Inferring the Statistics of Buffett's Alpha

First, we need 10,000 investors that have survived. We mean this both in the metaphorical sense and the literal, morbid sense.  In the metaphorical sense, we would need 10,000 investors that all stuck with their process to target that idiosyncratic volatility and never gave up along the way.  For those running money professionally, they would have to stay in business through all the ups and downs.4  In the more morbid sense, we would also need 10,000 investors who literally survived the entire period. Warren Buffet was 49 at the beginning of 1980. At that age, the average life expectancy at that time was 30 years, and there is a less than 25% chance of making it the full 38.5

The second condition of staying in business might be the biggest catch.  Based upon how we conducted our test, we need 10,000 investors all generating a consistent 19.26% idiosyncratic volatility and whose idiosyncratic returns are independent from one another.  Investors may be able to generate that level of idiosyncratic volatility through highly concentrated portfolios, but it might be quite difficult to make the portfolios all generate truly independent returns.  Especially if we are constrained to long-only implementations.

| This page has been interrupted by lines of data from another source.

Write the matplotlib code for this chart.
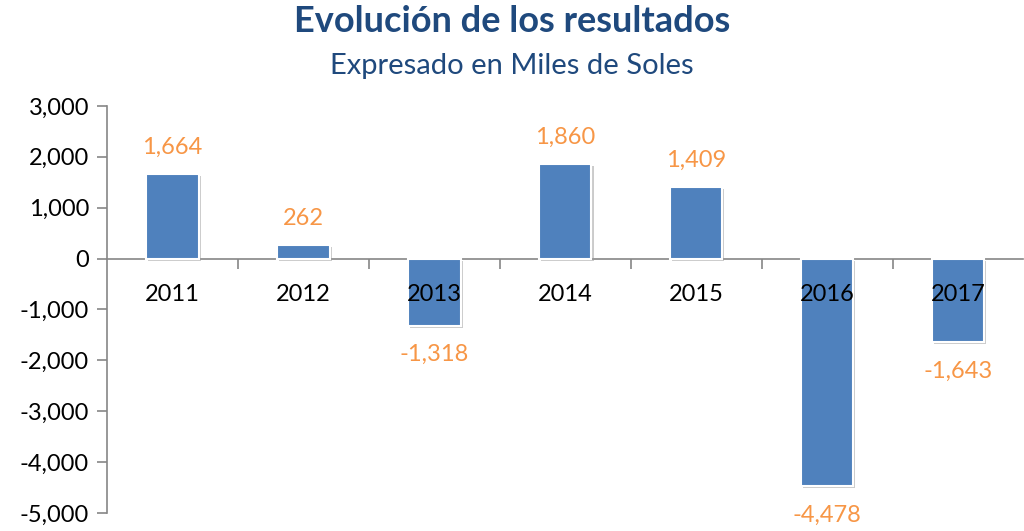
import matplotlib.pyplot as plt
import matplotlib.patheffects as pe
import numpy as np

years = ['2011', '2012', '2013', '2014', '2015', '2016', '2017']
values = [1664, 262, -1318, 1860, 1409, -4478, -1643]
yticks = np.arange(-5000, 3001, 1000)

plt.rcParams['font.family'] = ['Lato', 'DejaVu Sans']

fig = plt.figure(figsize=(10.24, 5.31), dpi=100)
ax = fig.add_axes([0.1045, 0.034, 0.895, 0.7665])

x = np.arange(len(years))
bars = ax.bar(x, values, width=0.4, color='#4F81BD', edgecolor='white', linewidth=1.5, zorder=3)
for b in bars:
    b.set_path_effects([pe.SimplePatchShadow(offset=(1.5, -1.5), shadow_rgbFace='#999999', alpha=0.5), pe.Normal()])

ax.set_xlim(-0.5, len(years) - 0.5)
ax.set_ylim(-5000, 3000)
ax.set_yticks(yticks)
ax.set_yticklabels([f'{v:,}' for v in yticks], fontsize=17)

# category labels sit just under the zero line
ax.set_xticks([])
ax.set_xticks(np.arange(0.5, len(years) - 1, 1), minor=True)
ax.tick_params(axis='x', which='minor', length=7, color='#868686', width=1.2)
ax.tick_params(axis='y', length=7, color='#868686', width=1.2, pad=6)
for xi, yr in zip(x, years):
    ax.annotate(yr, (xi, 0), xytext=(0, -26), textcoords='offset points',
                ha='center', va='center', fontsize=17, zorder=5)

for xi, v in zip(x, values):
    off = 19 if v > 0 else -21
    ax.annotate(f'{v:,}', (xi, v), xytext=(0, off), textcoords='offset points',
                ha='center', va='center', fontsize=17, color='#F79646')

for s in ['top', 'right']:
    ax.spines[s].set_visible(False)
ax.spines['left'].set_color('#868686')
ax.spines['left'].set_linewidth(1.2)
ax.spines['bottom'].set_position(('data', 0))
ax.spines['bottom'].set_color('#868686')
ax.spines['bottom'].set_linewidth(1.2)

fig.text(0.5, 1 - 22 / 531, 'Evolución de los resultados', ha='center', va='center',
         fontsize=26, fontweight='bold', color='#1F497D')
fig.text(0.5, 1 - 66 / 531, 'Expresado en Miles de Soles', ha='center', va='center',
         fontsize=21, color='#1F497D')

fig.savefig('out.png', dpi=100)
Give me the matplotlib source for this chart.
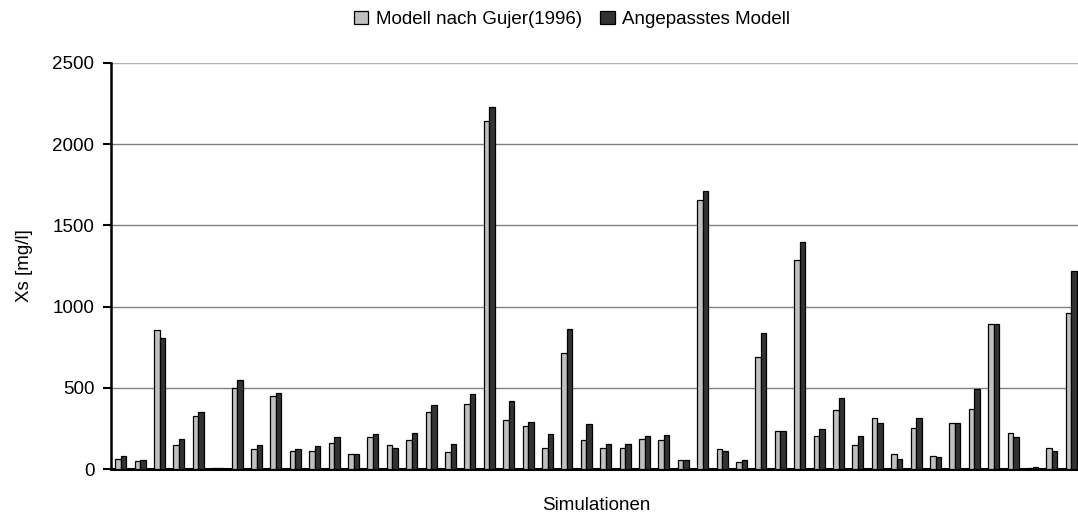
import numpy as np
import matplotlib
matplotlib.use("Agg")
import matplotlib.pyplot as plt

# Data (Xs in mg/l)
sim_labels = [str(i) for i in range(1, 51)]
gujer = [62, 47, 855, 146, 327, 5, 500, 121, 450, 111,
         111, 162, 95, 195, 146, 179, 352, 105, 403, 2140,
         304, 263, 130, 716, 179, 130, 130, 187, 179, 53,
         1655, 121, 45, 689, 234, 1285, 204, 362, 146, 312,
         94, 253, 80, 286, 370, 890, 220, 5, 130, 963]
angepasst = [82, 55, 806, 187, 352, 5, 551, 146, 469, 123,
             139, 197, 95, 214, 130, 222, 395, 154, 460, 2230,
             420, 288, 214, 864, 278, 154, 154, 204, 212, 53,
             1712, 111, 53, 839, 234, 1398, 244, 436, 204, 286,
             62, 312, 72, 286, 494, 890, 195, 14, 113, 1217]

plt.rcParams['font.family'] = ['Liberation Sans', 'DejaVu Sans']
fs = 13.5

fig = plt.figure(figsize=(10.78, 5.15), dpi=100)
ax = fig.add_axes([111/1078, 46/515, 970/1078, 406/515])

x = np.arange(len(sim_labels))
w = 0.28
ax.bar(x - w/2, gujer, w, color="#c0c0c0", edgecolor="black", linewidth=0.9,
       label="Modell nach Gujer(1996)", zorder=3)
ax.bar(x + w/2, angepasst, w, color="#333333", edgecolor="black", linewidth=0.9,
       label="Angepasstes Modell", zorder=3)

ax.set_xlim(-0.5, len(sim_labels) - 0.5)
ax.set_ylim(0, 2500)
ax.set_yticks(np.arange(0, 2501, 500))
ax.set_xticks([])
ax.yaxis.grid(True, color="#808080", linewidth=1)
ax.set_axisbelow(True)
# top gridline is drawn lighter in the original
ax.get_ygridlines()[-1].set_color("#b0b0b0")

for s in ["top", "right"]:
    ax.spines[s].set_visible(False)
ax.spines["left"].set_linewidth(1.8)
ax.spines["bottom"].set_linewidth(2.2)
ax.tick_params(axis="y", direction="out", length=6, width=1.5, labelsize=fs, pad=6)

ax.set_ylabel("Xs [mg/l]", fontsize=fs, labelpad=14)
ax.set_xlabel("Simulationen", fontsize=fs, labelpad=20)

fig.legend(loc="upper center", bbox_to_anchor=(572/1078, 1.012), ncol=2, frameon=False,
           fontsize=fs, handlelength=0.75, handleheight=0.75, handletextpad=0.4,
           columnspacing=1.0)

fig.savefig("out.png", dpi=100)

Now, it is worth pointing out that the returns of BRK-A are not those of your typical long-only mutual fund.  Private holdings, leverage via re-insurance float, dabbling in special situations, and derivatives use means that we would expect a very different profile than that of your normal mutual fund picking stocks.

Nevertheless, given that the Russell 3000 represents 98% of all U.S. public equity securities, it would be impossible to get 10,000 independent bets.  Even if each portfolio held a single stock and the excess returns of all those stocks were truly independent from one another (hint: they are not), we’re still 7,000 portfolios short.

So where does this leave us?


Confused. That’s where we’re left.

But that’s rather the point of this entire commentary.  Market and performance analyses are not black-and-white.  When evaluated as a probability based on the final results, Buffett’s performance looks exceptional.  When evaluated in the context of a large number of investors, it looks inevitable.

Yet, when we add a bit more realistic texture to our assumptions, we realize that what made the results seem inevitable is infeasible.

Numbers such as p-values and long-term average returns can seem incredibly precise, but precision and accuracy are two distinct concepts.  We should be careful not to mistake the former for the latter. We can quote decimal points out to ridiculous precision and still be completely off target.

Exact numbers have more meaning when they refer to realized outcomes or deterministic (i.e. non-random) future events. Any statistical prediction where randomness is involved is best interpreted in the context of uncertainty.

As in our Buffett example, sometimes the qualitative aspects can be more informative than the seemingly accurate quantitative statistics.

For instance, even the two sample investors that beat Buffett over the long-run underperformed him over different 1-, 3-, and 5-year periods. If you were one of those investors, would you have abandoned your method in those years?  If you were a manager, would investors have stuck with you?

Our intention in this commentary is not to come down on either side of the debate about Buffett’s alpha.  Rather, the point is only to serve as a reminder that statistical models inherently rely on a large number of assumptions.  Without understanding what those assumptions are, why they are made, and what the implications mean, the results should be taken with a grain of salt.

By relying on a poorly understood model or a statistic taken out of context, a decision could be made that might prevent the next Warren Buffett from emerging in the investment community.

Corey Hoffstein is the Co-founder & CIO at Newfound Research, a participant in the ETF Strategist Channel.

  1. Our data goes back to 1980 and we use data from the Kenneth French data library to run our regression.
  2. We are using a simple CAPM regression instead of a less parsimonious Fama-French 3-Factor, Fama-French 5-Factor, or q-factor model simply because these models did not exist in 1980, and therefore an active investor would not have discerned between what was an active investment choice and a factor.
  3. Assuming returns are log-normally distributed.  We are aware of the interpretability issues surrounding p-values.  In this case, however, we are specifically saying under the assumption of the null hypothesis being true.  We think it is worth bearing in mind, however, that p-values often lose their value as a measurement of false positive risk when we do not know whether the null hypothesis is true or not.  Which, we should point out, is almost always the case: otherwise, why would we bother running the test?  We do not believe this meaningfully affects the point of this commentary, but a more nuanced discussion can be read at
  4. A private capital structure where investors cannot redeem may be one of Buffett’s greatest tricks allowing him to compound wealth.  We’d speculate that were he running a public fund, his assets would have dwindled greatly on many an occasion.